* WHAT IS NEEDED
Copy out, with no alterations, the lines below running from the one containing "Emit a Python" to the one containing "-13.6, -13.3, -14.4, -17.6, -18.8, -19.3, -19.7, -20]", inclusive at each end; pictures are omitted.

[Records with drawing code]

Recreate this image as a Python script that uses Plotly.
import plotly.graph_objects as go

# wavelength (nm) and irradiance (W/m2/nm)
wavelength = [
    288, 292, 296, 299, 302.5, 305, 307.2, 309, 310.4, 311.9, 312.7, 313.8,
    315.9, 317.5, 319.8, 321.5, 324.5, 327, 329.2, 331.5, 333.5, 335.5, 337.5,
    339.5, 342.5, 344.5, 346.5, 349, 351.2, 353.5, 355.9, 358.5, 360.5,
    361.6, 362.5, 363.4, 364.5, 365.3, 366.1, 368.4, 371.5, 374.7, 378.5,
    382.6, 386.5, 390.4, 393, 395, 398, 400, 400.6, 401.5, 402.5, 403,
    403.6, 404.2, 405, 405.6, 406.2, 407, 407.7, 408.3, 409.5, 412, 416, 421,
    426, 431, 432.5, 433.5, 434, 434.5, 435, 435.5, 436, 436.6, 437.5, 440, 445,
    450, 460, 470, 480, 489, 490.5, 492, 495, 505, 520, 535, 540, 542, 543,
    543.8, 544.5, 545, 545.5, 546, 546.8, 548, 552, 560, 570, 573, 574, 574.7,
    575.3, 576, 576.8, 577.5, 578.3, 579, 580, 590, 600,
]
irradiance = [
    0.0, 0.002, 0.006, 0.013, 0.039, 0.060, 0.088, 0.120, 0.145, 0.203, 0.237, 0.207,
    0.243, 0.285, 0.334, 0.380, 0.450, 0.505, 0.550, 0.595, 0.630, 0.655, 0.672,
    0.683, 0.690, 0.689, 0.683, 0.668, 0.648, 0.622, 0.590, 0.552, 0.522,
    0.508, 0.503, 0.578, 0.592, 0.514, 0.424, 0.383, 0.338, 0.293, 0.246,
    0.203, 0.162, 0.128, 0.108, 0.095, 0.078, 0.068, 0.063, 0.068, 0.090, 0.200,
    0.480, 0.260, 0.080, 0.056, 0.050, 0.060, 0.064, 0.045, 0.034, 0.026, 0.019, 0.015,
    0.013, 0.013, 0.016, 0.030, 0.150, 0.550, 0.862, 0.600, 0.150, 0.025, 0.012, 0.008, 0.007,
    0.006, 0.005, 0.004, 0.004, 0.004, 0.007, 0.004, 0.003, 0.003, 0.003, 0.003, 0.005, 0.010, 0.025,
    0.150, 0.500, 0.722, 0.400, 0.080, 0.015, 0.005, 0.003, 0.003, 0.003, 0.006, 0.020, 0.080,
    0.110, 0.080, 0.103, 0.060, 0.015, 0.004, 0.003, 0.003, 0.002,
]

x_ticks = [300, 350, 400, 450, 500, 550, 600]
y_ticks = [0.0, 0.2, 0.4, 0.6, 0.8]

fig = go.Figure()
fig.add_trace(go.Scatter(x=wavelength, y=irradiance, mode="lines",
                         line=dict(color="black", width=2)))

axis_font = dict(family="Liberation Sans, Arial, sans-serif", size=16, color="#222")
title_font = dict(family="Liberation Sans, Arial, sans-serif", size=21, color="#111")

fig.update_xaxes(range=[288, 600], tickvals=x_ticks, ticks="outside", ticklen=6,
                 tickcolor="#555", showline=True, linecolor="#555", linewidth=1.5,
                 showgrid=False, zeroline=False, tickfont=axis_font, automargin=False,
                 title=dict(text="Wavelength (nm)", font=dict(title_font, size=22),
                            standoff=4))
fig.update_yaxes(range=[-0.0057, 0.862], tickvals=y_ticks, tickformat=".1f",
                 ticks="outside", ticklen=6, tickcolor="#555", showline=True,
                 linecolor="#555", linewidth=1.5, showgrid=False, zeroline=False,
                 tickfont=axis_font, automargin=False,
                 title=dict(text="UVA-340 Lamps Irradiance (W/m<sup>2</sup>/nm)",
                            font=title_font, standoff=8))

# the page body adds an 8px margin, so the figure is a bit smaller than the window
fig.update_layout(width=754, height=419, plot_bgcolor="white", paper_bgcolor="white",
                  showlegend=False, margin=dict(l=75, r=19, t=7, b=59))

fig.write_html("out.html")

---

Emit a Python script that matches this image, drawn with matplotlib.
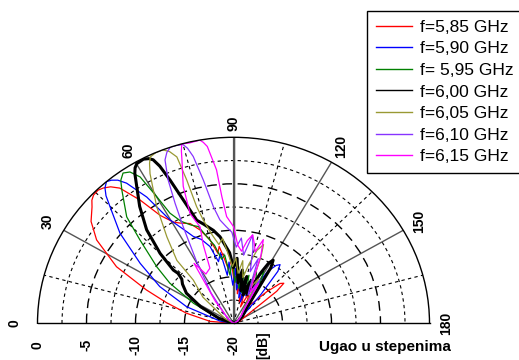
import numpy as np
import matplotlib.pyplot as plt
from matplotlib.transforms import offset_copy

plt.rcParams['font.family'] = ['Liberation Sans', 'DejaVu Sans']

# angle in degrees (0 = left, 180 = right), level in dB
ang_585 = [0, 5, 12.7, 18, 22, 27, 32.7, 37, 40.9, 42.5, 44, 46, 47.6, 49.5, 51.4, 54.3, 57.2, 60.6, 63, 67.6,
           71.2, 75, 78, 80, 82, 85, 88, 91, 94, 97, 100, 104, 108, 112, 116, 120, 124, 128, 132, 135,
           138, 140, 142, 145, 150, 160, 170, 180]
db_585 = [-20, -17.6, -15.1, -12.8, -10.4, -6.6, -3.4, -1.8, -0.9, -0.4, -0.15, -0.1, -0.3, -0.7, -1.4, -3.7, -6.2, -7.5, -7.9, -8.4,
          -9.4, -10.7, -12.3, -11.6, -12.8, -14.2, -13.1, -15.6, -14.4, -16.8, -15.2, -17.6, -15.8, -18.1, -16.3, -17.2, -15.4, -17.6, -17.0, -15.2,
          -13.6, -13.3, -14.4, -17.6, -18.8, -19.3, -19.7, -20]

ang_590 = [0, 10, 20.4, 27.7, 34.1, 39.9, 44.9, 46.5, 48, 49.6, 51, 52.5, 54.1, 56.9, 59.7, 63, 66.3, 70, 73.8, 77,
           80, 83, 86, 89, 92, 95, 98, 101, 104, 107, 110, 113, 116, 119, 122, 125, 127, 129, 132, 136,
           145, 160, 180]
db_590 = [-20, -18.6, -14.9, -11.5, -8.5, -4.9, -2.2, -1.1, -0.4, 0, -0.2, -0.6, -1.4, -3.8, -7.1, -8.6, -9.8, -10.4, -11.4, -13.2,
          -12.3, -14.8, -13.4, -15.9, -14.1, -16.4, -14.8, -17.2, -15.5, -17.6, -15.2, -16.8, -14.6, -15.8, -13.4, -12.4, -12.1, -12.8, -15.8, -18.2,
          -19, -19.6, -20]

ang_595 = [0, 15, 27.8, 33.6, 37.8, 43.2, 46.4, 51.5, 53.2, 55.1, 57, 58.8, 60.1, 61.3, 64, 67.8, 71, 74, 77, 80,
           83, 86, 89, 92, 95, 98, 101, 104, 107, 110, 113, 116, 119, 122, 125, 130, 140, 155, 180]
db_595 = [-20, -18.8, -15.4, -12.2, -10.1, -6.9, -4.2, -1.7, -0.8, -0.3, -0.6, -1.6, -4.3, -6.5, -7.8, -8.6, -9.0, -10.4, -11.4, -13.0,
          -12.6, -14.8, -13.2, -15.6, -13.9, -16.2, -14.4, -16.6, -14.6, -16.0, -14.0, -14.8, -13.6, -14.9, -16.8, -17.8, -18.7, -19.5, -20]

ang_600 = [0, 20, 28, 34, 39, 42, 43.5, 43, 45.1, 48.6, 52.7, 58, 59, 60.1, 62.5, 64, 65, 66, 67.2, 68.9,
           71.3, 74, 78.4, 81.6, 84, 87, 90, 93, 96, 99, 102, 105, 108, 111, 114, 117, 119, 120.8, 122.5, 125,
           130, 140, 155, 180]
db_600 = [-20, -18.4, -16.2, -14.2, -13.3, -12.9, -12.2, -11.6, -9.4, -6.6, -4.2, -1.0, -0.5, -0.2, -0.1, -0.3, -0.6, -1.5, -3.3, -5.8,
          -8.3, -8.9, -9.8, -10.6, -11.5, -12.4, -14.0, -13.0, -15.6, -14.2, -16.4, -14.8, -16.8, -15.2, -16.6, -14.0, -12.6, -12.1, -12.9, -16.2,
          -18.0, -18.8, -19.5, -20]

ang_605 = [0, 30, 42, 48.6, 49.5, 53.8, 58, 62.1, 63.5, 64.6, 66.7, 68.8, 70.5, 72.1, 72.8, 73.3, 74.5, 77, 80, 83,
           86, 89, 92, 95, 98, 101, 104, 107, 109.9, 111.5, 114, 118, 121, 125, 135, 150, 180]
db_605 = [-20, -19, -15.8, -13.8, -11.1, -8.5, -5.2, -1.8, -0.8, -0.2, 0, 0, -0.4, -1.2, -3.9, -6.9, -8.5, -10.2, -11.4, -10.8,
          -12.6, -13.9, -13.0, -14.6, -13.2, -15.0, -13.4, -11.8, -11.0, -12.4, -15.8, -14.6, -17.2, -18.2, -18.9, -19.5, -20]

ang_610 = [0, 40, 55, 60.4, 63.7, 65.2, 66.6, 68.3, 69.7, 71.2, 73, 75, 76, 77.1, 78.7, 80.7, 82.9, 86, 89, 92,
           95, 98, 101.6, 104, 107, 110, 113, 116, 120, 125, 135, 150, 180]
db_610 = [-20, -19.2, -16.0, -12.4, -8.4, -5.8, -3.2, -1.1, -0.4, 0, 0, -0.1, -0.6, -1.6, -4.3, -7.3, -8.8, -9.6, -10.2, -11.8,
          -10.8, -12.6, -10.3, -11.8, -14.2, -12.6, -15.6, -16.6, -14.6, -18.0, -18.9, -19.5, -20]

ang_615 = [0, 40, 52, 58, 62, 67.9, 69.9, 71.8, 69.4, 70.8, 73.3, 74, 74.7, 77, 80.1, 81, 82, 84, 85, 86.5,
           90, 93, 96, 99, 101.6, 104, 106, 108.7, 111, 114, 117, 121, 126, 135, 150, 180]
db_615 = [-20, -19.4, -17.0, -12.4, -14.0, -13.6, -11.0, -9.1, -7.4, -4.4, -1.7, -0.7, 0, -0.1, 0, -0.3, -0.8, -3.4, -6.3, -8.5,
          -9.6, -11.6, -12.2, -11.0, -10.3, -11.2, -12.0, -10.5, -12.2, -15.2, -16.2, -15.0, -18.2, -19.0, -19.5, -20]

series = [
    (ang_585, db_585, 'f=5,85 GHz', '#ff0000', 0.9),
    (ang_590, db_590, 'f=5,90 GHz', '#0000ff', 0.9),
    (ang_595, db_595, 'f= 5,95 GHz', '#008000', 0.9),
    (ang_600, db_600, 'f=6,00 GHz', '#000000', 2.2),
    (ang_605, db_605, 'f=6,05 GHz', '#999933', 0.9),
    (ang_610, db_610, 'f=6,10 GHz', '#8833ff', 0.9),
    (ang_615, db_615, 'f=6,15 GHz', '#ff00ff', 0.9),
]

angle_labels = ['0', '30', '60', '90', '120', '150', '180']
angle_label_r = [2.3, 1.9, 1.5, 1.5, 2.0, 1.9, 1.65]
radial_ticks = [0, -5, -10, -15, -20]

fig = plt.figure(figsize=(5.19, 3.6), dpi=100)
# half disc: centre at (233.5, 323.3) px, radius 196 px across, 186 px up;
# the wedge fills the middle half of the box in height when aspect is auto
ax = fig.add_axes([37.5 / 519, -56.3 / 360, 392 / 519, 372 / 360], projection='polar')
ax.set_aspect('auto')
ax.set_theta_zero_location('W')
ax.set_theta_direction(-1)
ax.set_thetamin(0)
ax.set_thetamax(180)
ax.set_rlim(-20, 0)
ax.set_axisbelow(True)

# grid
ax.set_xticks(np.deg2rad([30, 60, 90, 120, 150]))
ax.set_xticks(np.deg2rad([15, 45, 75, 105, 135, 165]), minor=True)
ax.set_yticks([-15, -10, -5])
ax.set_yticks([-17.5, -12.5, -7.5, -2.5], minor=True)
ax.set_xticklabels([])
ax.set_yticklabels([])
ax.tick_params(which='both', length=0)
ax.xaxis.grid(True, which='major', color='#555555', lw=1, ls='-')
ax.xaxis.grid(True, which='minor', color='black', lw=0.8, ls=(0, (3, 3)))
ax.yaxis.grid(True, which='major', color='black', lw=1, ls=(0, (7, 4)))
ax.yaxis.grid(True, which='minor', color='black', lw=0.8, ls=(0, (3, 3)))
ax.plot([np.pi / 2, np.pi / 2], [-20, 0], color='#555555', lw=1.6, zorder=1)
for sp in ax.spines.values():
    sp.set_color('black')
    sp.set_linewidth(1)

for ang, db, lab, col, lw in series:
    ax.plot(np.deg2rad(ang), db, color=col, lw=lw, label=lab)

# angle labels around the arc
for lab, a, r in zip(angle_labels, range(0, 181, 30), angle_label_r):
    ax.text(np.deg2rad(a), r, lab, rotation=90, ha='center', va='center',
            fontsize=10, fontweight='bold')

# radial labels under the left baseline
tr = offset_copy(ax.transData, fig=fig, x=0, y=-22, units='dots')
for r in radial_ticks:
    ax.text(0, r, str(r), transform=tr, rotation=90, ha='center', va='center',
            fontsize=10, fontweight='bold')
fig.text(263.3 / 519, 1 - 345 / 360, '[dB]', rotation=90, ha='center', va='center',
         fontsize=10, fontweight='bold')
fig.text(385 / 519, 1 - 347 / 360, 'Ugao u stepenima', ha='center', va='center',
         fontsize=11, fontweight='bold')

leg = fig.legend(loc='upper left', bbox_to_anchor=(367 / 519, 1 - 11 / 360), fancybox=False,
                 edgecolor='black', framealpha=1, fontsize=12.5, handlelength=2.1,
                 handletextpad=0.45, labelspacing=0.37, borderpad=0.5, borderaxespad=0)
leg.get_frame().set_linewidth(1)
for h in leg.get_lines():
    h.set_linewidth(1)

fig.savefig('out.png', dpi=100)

* RESPONSE TO THE TASK
Emit a Python script that matches this image, drawn with matplotlib.
import numpy as np
import matplotlib.pyplot as plt
from matplotlib.transforms import offset_copy

plt.rcParams['font.family'] = ['Liberation Sans', 'DejaVu Sans']

# angle in degrees (0 = left, 180 = right), level in dB
ang_585 = [0, 5, 12.7, 18, 22, 27, 32.7, 37, 40.9, 42.5, 44, 46, 47.6, 49.5, 51.4, 54.3, 57.2, 60.6, 63, 67.6,
           71.2, 75, 78, 80, 82, 85, 88, 91, 94, 97, 100, 104, 108, 112, 116, 120, 124, 128, 132, 135,
           138, 140, 142, 145, 150, 160, 170, 180]
db_585 = [-20, -17.6, -15.1, -12.8, -10.4, -6.6, -3.4, -1.8, -0.9, -0.4, -0.15, -0.1, -0.3, -0.7, -1.4, -3.7, -6.2, -7.5, -7.9, -8.4,
          -9.4, -10.7, -12.3, -11.6, -12.8, -14.2, -13.1, -15.6, -14.4, -16.8, -15.2, -17.6, -15.8, -18.1, -16.3, -17.2, -15.4, -17.6, -17.0, -15.2,
          -13.6, -13.3, -14.4, -17.6, -18.8, -19.3, -19.7, -20]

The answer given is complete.